Para o técnico em informática João Ribeiro, 41 anos, o edifício Saraí é um local seguro para viver com a esposa e os dois filhos. Tudo que a família tem está apertado em um espaço de poucos metros quadrados. Ali, adaptaram as janelas, colocaram varal de roupa e puxaram fios elétricos para a televisão, geladeira e notebook. Ele já começou a procurar uma casa para alugar, mas deixa claro que quer voltar quando a reforma do prédio for concluída.
O prédio está localizado na esquina da Rua Caldas Junior com a Avenida Mauá
Foto: Marcelo Oliveira/Agência RBS
O melhor lugar no qual Cristiane já morou
A família de Cristiane Beatriz Rosa dos Santos, 41 anos, mora no quinto andar e não desfruta da mesma vista, mas garante que se sente acolhida no lugar. Depois de sair de uma área irregular atrás do Shopping Iguatemi, a dona de casa diz de boca cheia que este é o melhor lugar que já morou.
- O importante é não ficar na rua - diz ela, que mora com cinco filhos e o companheiro, o desempregado Lauro da Paz Toledo, 54 anos.
Ela já está empacotando os pertences para deixar o prédio. De móveis, tem apenas um armário de cozinha, outro armário com portas quebradas no quarto, colchões e uma televisão pequena. Há piso bruto no chão, mas faixas de carpete protegem do frio.
Cristiane acredita que não será simples em alugar um imóvel para a família.
- Quando eu digo que tenho cinco filhos, começa a dificuldade - lamenta.
Organização e regras
A estética externa do prédio não passa uma boa impressão. Dentro, no entanto, as paredes inteiras revelam que o imóvel não tem problemas estruturais. Todo cenário interno lembra um prédio que foi construído para uso comercial, mas que ficou sem conservação ao longo dos anos. A escada em espiral é estreita e escura. Não há divisórias nos andares, a não ser as provisórias colocadas pelo próprios moradores. O forro está deteriorado e a maior parte das paredes, pichada.
A partir do terceiro pavimento, cada andar é ocupado por três ou quatro famílias. O segundo é um espaço coletivo com cozinha, dois banheiros com chuveiro, pias e privadas. Também há um espaço reservado para as crianças brincarem e para as reuniões do movimento.
O fornecimento de água e luz é irregular. A energia é precária, e a água só sobe até o segundo andar. Com isso, todos precisam descer até ele para lavar louça e tomar banho.
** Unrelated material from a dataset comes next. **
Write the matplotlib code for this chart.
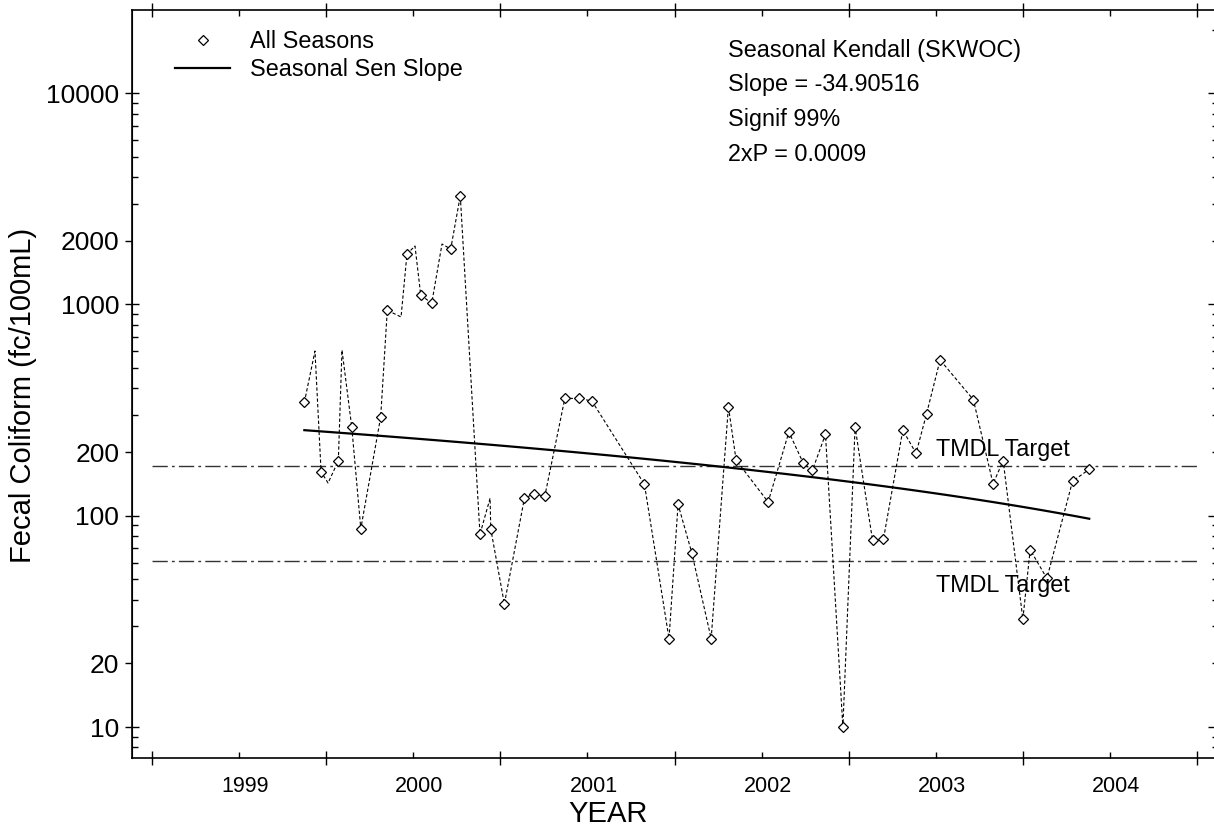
import numpy as np
import matplotlib
matplotlib.use("Agg")
import matplotlib.pyplot as plt
import matplotlib.transforms as mtransforms
from matplotlib.lines import Line2D
from matplotlib.ticker import FixedLocator, NullFormatter

plt.rcParams['font.family'] = ['Liberation Sans', 'DejaVu Sans']

# sample dates (decimal year) and fecal coliform counts
years = [1999.375, 1999.471, 1999.570, 1999.647, 1999.699, 1999.813, 1999.851, 1999.964,
         2000.043, 2000.106, 2000.215, 2000.270, 2000.383, 2000.445, 2000.523, 2000.638,
         2000.693, 2000.755, 2000.870, 2000.954, 2001.025, 2001.327, 2001.468, 2001.520,
         2001.599, 2001.710, 2001.809, 2001.853, 2002.037, 2002.156, 2002.239, 2002.291,
         2002.366, 2002.466, 2002.536, 2002.636, 2002.699, 2002.810, 2002.886, 2002.946,
         2003.024, 2003.215, 2003.328, 2003.386, 2003.499, 2003.541, 2003.637, 2003.784,
         2003.880]
values = [344, 161.5, 182, 263, 86.8, 293, 938, 1732, 1108, 1012, 1829, 3268, 81.7, 86.5,
          38.2, 120.9, 127, 123.6, 359, 359, 349, 140.8, 26.2, 113.2, 66.6, 26.2, 328, 183.4,
          116.1, 249, 177, 164, 242.8, 10.0, 263, 76.7, 77.6, 254, 197.4, 303, 546, 354,
          141.7, 182, 32.4, 69, 50.5, 145.5, 165.8]

# extra vertices of the dashed connecting line (no marker drawn)
extra_years = [1999.436, 1999.511, 1999.591, 1999.930, 2000.010, 2000.165, 2000.441]
extra_values = [602, 142.8, 608, 872, 1890, 1931, 121]

tmdl = [171, 61]
sen_start = 254
sen_slope = -34.90516

year_labels = ['1999', '2000', '2001', '2002', '2003', '2004']

line_t = np.array(years + extra_years)
line_v = np.array(values + extra_values)
order = np.argsort(line_t)
line_t = line_t[order]
line_v = line_v[order]

fig = plt.figure(figsize=(12.14, 8.32), dpi=100)
ax = fig.add_axes([131.7 / 1214, 1 - 757.7 / 832, 1083.5 / 1214, 747.7 / 832])
ax.set_yscale('log')

ax.plot(line_t, line_v, color='black', lw=0.8, dashes=(3, 2), zorder=2)
ax.plot(years, values, ls='none', marker='D', ms=5.5, mfc='white', mec='black', mew=0.9, zorder=3)

st = np.linspace(years[0], years[-1], 100)
ax.plot(st, sen_start + sen_slope * (st - years[0]), color='black', lw=1.6, zorder=4)

for v in tmdl:
    ax.plot([1998.5, 2004.5], [v, v], color='#333333', lw=1.0, dashes=(11, 3, 2, 3), zorder=1)
ax.text(2003.0, 205, 'TMDL Target', fontsize=16.8, va='center', ha='left')
ax.text(2003.0, 46.5, 'TMDL Target', fontsize=16.8, va='center', ha='left')

ax.set_xlim(1998.384, 2004.603)
ax.set_ylim(7.157, 24738)

# x ticks: crossing ticks at half years, labels at year marks
ax.set_xticks(np.arange(1998.5, 2005, 1.0))
ax.set_xticklabels([])
ax.set_xticks(np.arange(1999, 2005), labels=year_labels, minor=True)
ax.tick_params(axis='x', which='major', direction='inout', length=10, width=1, top=True, bottom=True)
ax.tick_params(axis='x', which='minor', direction='in', length=4, width=1, top=True, bottom=True,
               labelsize=15.5, pad=13)
offset = mtransforms.ScaledTranslation(0.06, 0, fig.dpi_scale_trans)
for lab in ax.xaxis.get_minorticklabels():
    lab.set_transform(lab.get_transform() + offset)

# left y ticks
ylab = [10, 20, 100, 200, 1000, 2000, 10000]
ax.yaxis.set_major_locator(FixedLocator(ylab))
ax.set_yticklabels([str(v) for v in ylab])
minors = [m * 10 ** e for e in range(0, 5) for m in range(3, 10)]
ax.yaxis.set_minor_locator(FixedLocator(minors))
ax.yaxis.set_minor_formatter(NullFormatter())
ax.tick_params(axis='y', which='major', direction='out', length=5, width=1, labelsize=19, pad=4,
               right=False)
ax.tick_params(axis='y', which='minor', direction='in', length=4, width=1, right=False)

decades = [10, 100, 1000, 10000]
left2 = ax.secondary_yaxis('left')
left2.set_yticks(decades)
left2.set_yticklabels([])
left2.yaxis.set_minor_locator(FixedLocator([]))
left2.tick_params(axis='y', which='major', direction='in', length=5, width=1)

right = ax.secondary_yaxis('right')
right.set_yticks(decades)
right.set_yticklabels([])
right.yaxis.set_minor_locator(FixedLocator([m * 10 ** e for e in range(0, 5) for m in range(2, 10)]))
right.yaxis.set_minor_formatter(NullFormatter())
right.tick_params(axis='y', which='major', direction='in', length=5, width=1)
right.tick_params(axis='y', which='minor', direction='in', length=2.5, width=1)

for s in ax.spines.values():
    s.set_linewidth(1.2)

ax.set_xlabel('YEAR', fontsize=21)
ax.xaxis.set_label_coords(0.4396, -0.057)
ax.set_ylabel('Fecal Coliform (fc/100mL)', fontsize=21)
ax.yaxis.set_label_coords(-0.0875, 0.485)

handles = [Line2D([], [], ls='none', marker='D', ms=5.5, mfc='white', mec='black', mew=0.9),
           Line2D([], [], color='black', lw=1.6)]
ax.legend(handles, ['All Seasons', 'Seasonal Sen Slope'], loc='upper left',
          bbox_to_anchor=(0.040, 0.973), frameon=False, fontsize=16.8, borderpad=0,
          borderaxespad=0, handlelength=2.36, handletextpad=0.86, labelspacing=0.22)

info = ['Seasonal Kendall (SKWOC)', 'Slope = -34.90516', 'Signif 99%', '2xP = 0.0009']
for i, line in enumerate(info):
    ax.text(0.5505, 0.946 - i * 0.0462, line, transform=ax.transAxes, fontsize=16.8,
            va='center', ha='left')

fig.savefig('out.png', dpi=100)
Os moradores garantem que a higiene pessoal e as atividades domésticas de cada um não geram filas e tumultos.
As rotinas de cada família seguem horários distintos - explica a líder do Movimento Nacional de Luta pela Moradia em Porto Alegre, Ceniriani Vargas da Silva.
Segundo ela, as regras de convivência são claras: cigarros apenas no segundo andar, consumo de bebida alcoólica só nos finais de semana e também no segundo andar. Depois das 20h, os menores de 18 anos não podem mais sair.
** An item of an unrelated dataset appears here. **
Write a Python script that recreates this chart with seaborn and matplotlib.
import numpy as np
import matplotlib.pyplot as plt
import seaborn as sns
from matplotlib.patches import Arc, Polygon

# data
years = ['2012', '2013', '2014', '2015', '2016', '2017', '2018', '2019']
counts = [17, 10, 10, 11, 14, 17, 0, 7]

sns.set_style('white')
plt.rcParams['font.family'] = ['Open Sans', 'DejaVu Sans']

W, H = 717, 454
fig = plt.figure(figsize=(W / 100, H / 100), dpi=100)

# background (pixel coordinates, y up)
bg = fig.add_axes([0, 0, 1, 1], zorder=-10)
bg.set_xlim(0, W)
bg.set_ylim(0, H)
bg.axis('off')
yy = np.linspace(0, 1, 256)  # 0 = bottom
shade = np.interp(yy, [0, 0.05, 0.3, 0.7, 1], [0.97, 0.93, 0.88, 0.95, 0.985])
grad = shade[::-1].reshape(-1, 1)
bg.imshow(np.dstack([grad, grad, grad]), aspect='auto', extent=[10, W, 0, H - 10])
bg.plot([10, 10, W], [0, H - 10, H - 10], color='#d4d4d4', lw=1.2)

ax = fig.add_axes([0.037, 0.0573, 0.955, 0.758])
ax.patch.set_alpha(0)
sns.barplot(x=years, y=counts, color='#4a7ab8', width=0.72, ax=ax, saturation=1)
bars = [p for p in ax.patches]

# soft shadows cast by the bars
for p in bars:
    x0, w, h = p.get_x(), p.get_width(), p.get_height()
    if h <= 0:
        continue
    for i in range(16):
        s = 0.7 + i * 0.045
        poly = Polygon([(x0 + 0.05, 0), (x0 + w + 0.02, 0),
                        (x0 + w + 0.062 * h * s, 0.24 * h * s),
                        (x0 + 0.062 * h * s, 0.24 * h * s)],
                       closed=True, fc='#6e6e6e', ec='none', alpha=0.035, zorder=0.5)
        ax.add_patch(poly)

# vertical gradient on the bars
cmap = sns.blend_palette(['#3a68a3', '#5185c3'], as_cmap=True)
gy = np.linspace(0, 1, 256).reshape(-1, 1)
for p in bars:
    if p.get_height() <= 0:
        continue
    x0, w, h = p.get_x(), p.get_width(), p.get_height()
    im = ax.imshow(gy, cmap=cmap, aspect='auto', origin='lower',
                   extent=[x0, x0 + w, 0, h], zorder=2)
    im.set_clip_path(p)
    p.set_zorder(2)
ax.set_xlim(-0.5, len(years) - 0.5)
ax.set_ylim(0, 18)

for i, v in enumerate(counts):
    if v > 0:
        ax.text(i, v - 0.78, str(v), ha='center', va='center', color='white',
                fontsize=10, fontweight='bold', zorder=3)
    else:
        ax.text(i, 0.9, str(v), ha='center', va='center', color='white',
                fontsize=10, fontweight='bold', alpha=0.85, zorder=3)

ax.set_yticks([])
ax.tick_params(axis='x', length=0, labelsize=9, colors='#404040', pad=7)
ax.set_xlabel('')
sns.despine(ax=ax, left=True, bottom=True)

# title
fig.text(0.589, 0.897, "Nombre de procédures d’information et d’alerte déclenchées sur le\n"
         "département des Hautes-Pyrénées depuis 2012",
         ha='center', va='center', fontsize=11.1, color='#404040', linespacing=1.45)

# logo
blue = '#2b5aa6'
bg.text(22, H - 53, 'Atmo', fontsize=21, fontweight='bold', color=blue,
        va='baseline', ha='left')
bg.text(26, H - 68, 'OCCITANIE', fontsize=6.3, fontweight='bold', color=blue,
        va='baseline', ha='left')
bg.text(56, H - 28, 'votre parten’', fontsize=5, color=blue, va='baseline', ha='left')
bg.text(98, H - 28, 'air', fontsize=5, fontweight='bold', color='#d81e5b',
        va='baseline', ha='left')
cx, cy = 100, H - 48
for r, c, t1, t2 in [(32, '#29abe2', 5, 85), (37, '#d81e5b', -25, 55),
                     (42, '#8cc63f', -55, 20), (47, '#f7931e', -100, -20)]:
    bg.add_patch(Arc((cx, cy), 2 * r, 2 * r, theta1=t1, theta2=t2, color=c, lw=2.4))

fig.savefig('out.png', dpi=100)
Há uma única chave para todos utilizarem e fica sempre dentro do prédio. Os moradores se revezam como "porteiros" do imóvel para controlar a circulação de pessoas e evitar a entrada de estranhos.
Não há garantias
Todos os moradores do edifício Saraí serão encaminhados para o aluguel social pela Prefeitura de Porto Alegre. Mas a situação das famílias ainda é incerta. O secretário estadual de Habitação e Saneamento, Marcel Frison, explica que o decreto assinado pelo Estado é o primeiro passo para dar início ao trâmite da desapropriação do imóvel, que pode ser ágil ou levar anos para se consumar, dependendo de qual será o comportamento dos proprietários.
Ele ressalta que não há garantia de que as famílias que vivem no Saraí serão as que passarão a residir no prédio depois da reforma. Segundo ele, um dos critérios é priorizar as famílias mais necessitadas. Outro, ainda a ser avaliado, é dar preferência aquelas que têm filhos estudando em escolas próximas ao edifício.
- A ideia é juntar as necessidades das pessoas que estão sob responsabilidade do Estado e contemplar as soluções - avalia Marcel.
Prédio já foi alvo do PCC
- O prédio foi construído há décadas com recursos do Banco Nacional de Habitação, para ser destinado à moradia social para abrigar entre 40 e 50 famílias.
- No entanto, acabou repassado à Caixa Econômica Federal e operou como prédio comercial até ser esvaziado, há mais de 20 anos.
- O imóvel passou por quatro ocupações na última década e atualmente abriga famílias do Movimento Nacional de Luta pela Moradia.
- Em setembro de 2006, chegou a ser utilizado pelo crime organizado do Primeiro Comando da Capital (PCC) para cavar um túnel na tentativa de assaltar o Banrisul e a Caixa Econômica Federal.
- Desde maio deste ano, uma mobilização em favor da ocupação social do prédio ganhou força nas redes sociais.